The initiative would also facilitate implementation of bachelor-master-doctorate reform, which many Francophone African countries have undertaken in line with Europe’s Bologna process, Shabani told University World News.
The University of Djibouti has implemented a sophisticated software system to help it achieve its ambition to deliver tertiary education to students in countries on the horn of Africa.
“Thus, the new e-campus could serve as a model for other Francophone countries,” Shabani pointed out. With more than 5,000 students, the university hopes to become an education leader on the horn of Africa.
Growth of online learning
According to the Agence universitaire de la Francophonie, the past decade has seen a proliferation of online and distance learning players in the sub-region, with little mission coordination or institutional collaboration.
As e-learning is increasingly viewed as a viable alternative for traditional higher education systems, in French-speaking Africa because of limited indigenous higher education infrastructure, several e-initiatives are under way.
The recently launched World Francophone e-University uses web communication to provide quality postgraduate education to professionals in the developing world.
And there are plans by Senegal for the African University of the Future, which will beam postgraduate courses via satellite from the United States to partner institutions across French-speaking Africa. The Texas International Education Consortium is the lead partner and investor in the project.
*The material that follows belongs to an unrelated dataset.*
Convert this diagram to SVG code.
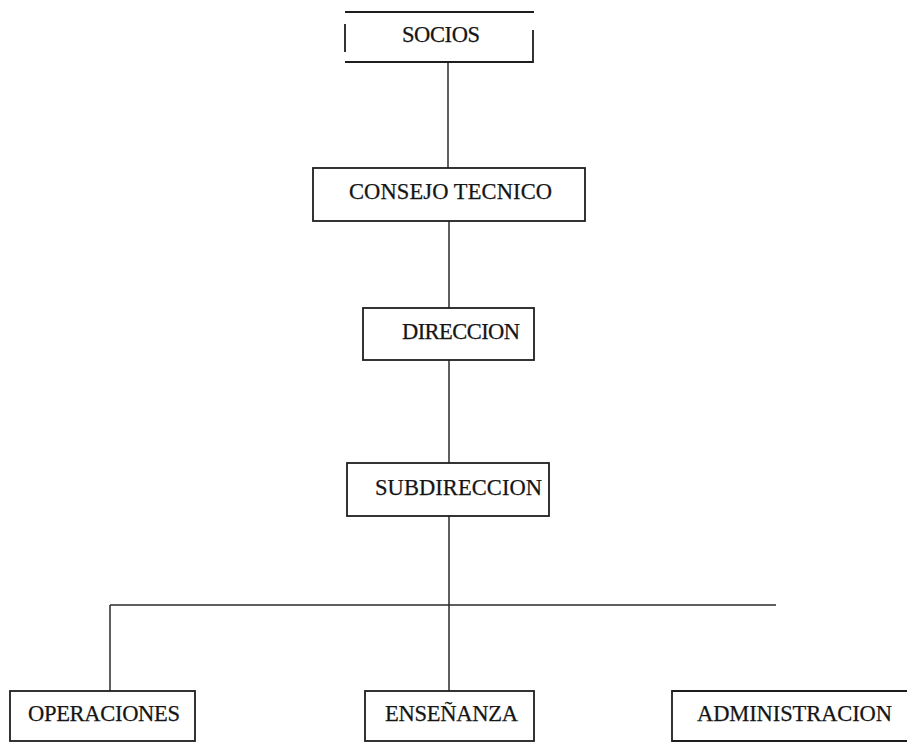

“A well-coordinated e-campus could help in enhancing university access in countries in French-speaking Africa as the vast majority of them do not provide sufficient financial support to sustain large-scale, face-to-face traditional higher education systems,” Samir Khalaf Abd-El-Aal, a science and technology expert, told University World News.
“However, poor technological infrastructure, low bandwidth availability and language remain important barriers to online access in most countries in French-speaking Africa.”